From another of Ioannidis’s own papers:
Of 49 highly cited original clinical research studies, 45 claimed that the intervention was effective. Of these, 7 (16%) were contradicted by subsequent studies, 7 others (16%) had found effects that were stronger than those of subsequent studies, 20 (44%) were replicated, and 11 (24%) remained largely unchallenged.
If 44% of those unchallenged studies in turn replicated, then total replication rates would be 54%. Of course, Ioannidis himself gives a possible reason why some of these haven’t been replicated: “Sometimes the evidence from the original study may seem so overwhelming that further similar studies are deemed unethical to perform.” So perhaps we should think that more than 44% of the unchallenged studies would replicate.

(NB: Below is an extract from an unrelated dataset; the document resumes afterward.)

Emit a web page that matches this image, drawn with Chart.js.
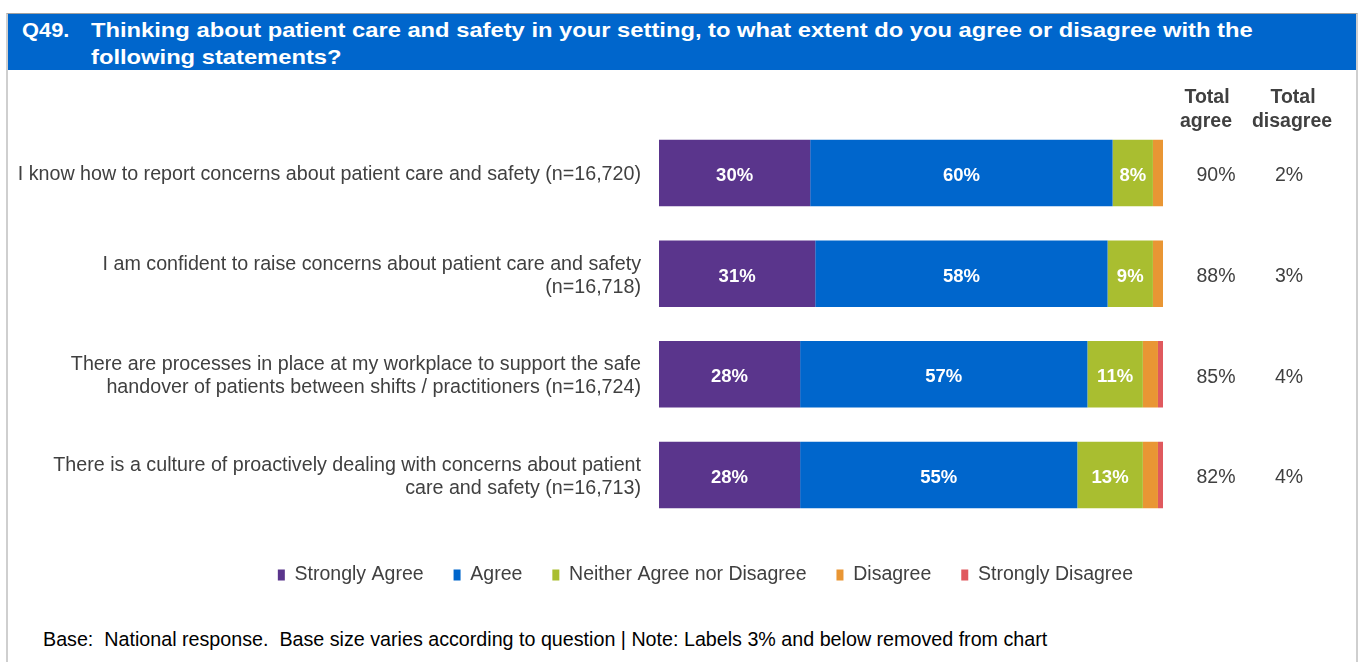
<!DOCTYPE html>
<html>
<head>
<meta charset="utf-8">
<script src="https://cdn.jsdelivr.net/npm/chart.js"></script>
<style>
  body { margin: 0; background: #fff; font-family: "Liberation Sans", Arial, sans-serif; }
  #frame { position: absolute; left: 6px; top: 13px; width: 1348px; height: 660px;
           border-left: 2px solid #cfcfcf; border-right: 2px solid #cfcfcf; border-top: 1px solid #a0a0a0; }
  #titlebar { position: absolute; left: 8px; top: 14px; width: 1348px; height: 56px; background: #0066cc; }
  .title { position: absolute; color: #fff; font-weight: bold; font-size: 21px; line-height: 27px; white-space: pre; transform-origin: 0 0; }
  #footer { position: absolute; left: 43px; top: 628px; font-size: 19.7px; color: #000; white-space: pre; }
  canvas { position: absolute; left: 0; top: 0; }
</style>
</head>
<body>
<div id="frame"></div>
<div id="titlebar"></div>
<div class="title" style="left:22px; top:16px; transform: scaleX(1.04);">Q49.</div>
<div class="title" style="left:91px; top:16px; transform: scaleX(1.13);">Thinking about patient care and safety in your setting, to what extent do you agree or disagree with the
following statements?</div>
<div id="footer">Base:  National response.  Base size varies according to question | Note: Labels 3% and below removed from chart</div>
<canvas id="myChart" width="1363" height="662"></canvas>
<script>
const ctx = document.getElementById('myChart');

// categories and series values
var categories = [
  'I know how to report concerns about patient care and safety (n=16,720)',
  ['I am confident to raise concerns about patient care and safety', '(n=16,718)'],
  ['There are processes in place at my workplace to support the safe', 'handover of patients between shifts / practitioners (n=16,724)'],
  ['There is a culture of proactively dealing with concerns about patient', 'care and safety (n=16,713)']
];
var seriesNames = ['Strongly Agree', 'Agree', 'Neither Agree nor Disagree', 'Disagree', 'Strongly Disagree'];
var stronglyAgree = [30, 31, 28, 28];
var agree = [60, 58, 57, 55];
var neither = [8, 9, 11, 13];
var disagree = [2, 2, 3, 3];
var stronglyDisagree = [0, 0, 1, 1];
var totalAgree = [90, 88, 85, 82];
var totalDisagree = [2, 3, 4, 4];
var colors = ['#5a358c', '#0066cc', '#a9be30', '#e99634', '#e0595e'];

var seriesValues = [stronglyAgree, agree, neither, disagree, stronglyDisagree];
var font = '"Liberation Sans", Arial, sans-serif';

// white % labels inside the bars (3% and below left out)
const barLabels = {
  id: 'barLabels',
  afterDatasetsDraw(chart) {
    const c = chart.ctx;
    c.save();
    c.font = 'bold 18.5px ' + font;
    c.fillStyle = '#fff';
    c.textAlign = 'center';
    c.textBaseline = 'middle';
    chart.data.datasets.forEach((ds, d) => {
      chart.getDatasetMeta(d).data.forEach((bar, i) => {
        if (ds.data[i] > 3) c.fillText(ds.data[i] + '%', (bar.x + bar.base) / 2, bar.y + 3);
      });
    });
    c.restore();
  }
};

// Total agree / Total disagree columns
const totals = {
  id: 'totals',
  afterDraw(chart) {
    const c = chart.ctx;
    const y = chart.scales.y;
    c.save();
    c.fillStyle = '#404040';
    c.textAlign = 'center';
    c.textBaseline = 'middle';
    c.font = 'bold 19.5px ' + font;
    c.fillText('Total', 1207, 98);
    c.fillText('agree', 1206, 122);
    c.fillText('Total', 1293, 98);
    c.fillText('disagree', 1292, 122);
    c.font = '19.5px ' + font;
    categories.forEach((cat, i) => {
      c.fillText(totalAgree[i] + '%', 1216, y.getPixelForValue(i) + 3);
      c.fillText(totalDisagree[i] + '%', 1289, y.getPixelForValue(i) + 3);
    });
    c.restore();
  }
};

new Chart(ctx, {
  type: 'bar',
  data: {
    labels: categories,
    datasets: seriesNames.map((name, k) => ({
      label: name,
      data: seriesValues[k],
      backgroundColor: colors[k],
      borderWidth: 0,
      categoryPercentage: 1,
      barPercentage: 0.66
    }))
  },
  options: {
    responsive: false,
    animation: false,
    indexAxis: 'y',
    layout: { padding: { top: 122.75, right: 200, bottom: 67.25, left: 0 } },
    scales: {
      x: {
        stacked: true, min: 0, max: 100,
        grid: { display: false }, border: { display: false },
        ticks: { display: false },
        afterFit: (s) => { s.height = 10; }
      },
      y: {
        stacked: true,
        grid: { display: false, drawTicks: false }, border: { display: false },
        ticks: { color: '#404040', padding: 18, labelOffset: 2, font: { family: font, size: 19.7, lineHeight: 1.16 } },
        afterFit: (s) => { s.width = 659; }
      }
    },
    plugins: {
      legend: {
        position: 'bottom',
        align: 'end',
        labels: { boxWidth: 7, boxHeight: 11, padding: 30, color: '#404040', font: { family: font, size: 19.5 } }
      },
      tooltip: { enabled: false }
    }
  },
  plugins: [barLabels, totals]
});
</script>
</body>
</html>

If we count the 16% that found relationships with weaker but still statistically significant effects as replications rather than failures to replicate, and add in 16% of the 24% of unchallenged studies, then we might expect that a total of 74% of biomedical papers in high-impact journals with over 1,000 citations have found a real effect. Is that legit? Well, it’s his binary, not mine, and in WMPRFAF he’s talking about the existence, not the strength, of relationships.
Although this paper looked at highly-cited papers, Ioannidis also notes that “The current analysis found that matched studies that were not so highly cited had a greater proportion of “negative” findings and similar or smaller proportions of contradicted results as the highly cited ones.” I.e. less-highly-cited findings have fewer problems with lack of replication. So that 74% is, if anything, most likely a lower bound on replication rates in the biomedical literature more broadly.
Ioannidis has refuted himself.
I don’t think that paper allows any such estimate because it’s based on published results, which are highly biased toward “significant” findings. It’s why, for example, in psychology meta-analyses have effect sizes 3x larger than those of registered replications. For an estimate of the replicability of a field you need something like the Many Labs project (~54% replication, median effect size 1⁄4 of the original study).
Just glancing at that Many Labs paper, it’s looking specifically at psych studies replicable through a web browser. Who knows to what extent that generalizes to psych studies more broadly, or to biomedical research?
I don’t think that paper allows any such estimate because it’s based on published results, which are highly biased toward “significant” findings.
So it sounds like you’re worried that a bunch of failed replication attempts got put in the file drawer, even after there was a published significant finding for the replication attempt to be pushing back against?
I think the OSC’s reproducibility project is much more of what you’re looking for, if you’re worried that Many Labs is selecting only for a specific type of effect.
They focus on selecting studies quasi-randomly and use a variety of reproducibility measures (confidence interval, p-value, effect size magnitude + direction, subjective assessment). They find that around 30-50% of effects replicate, depending on the criteria used. They looked at 100 studies, in total.
I don’t know enough about the biomedical field, but a brief search on the web yields the following links, which might be useful?
Science Forum: The Brazilian Reproducibility Initiative which aims to reproduce 60-100 Brazilian studies, results due in 2021.
Section 2 of this symposium report from 2015 which collects some studies (including the OSC one I list above)
This page references some studies from around early 2010-2011 which find base rates of ~10% for replicating oncology-related stuff.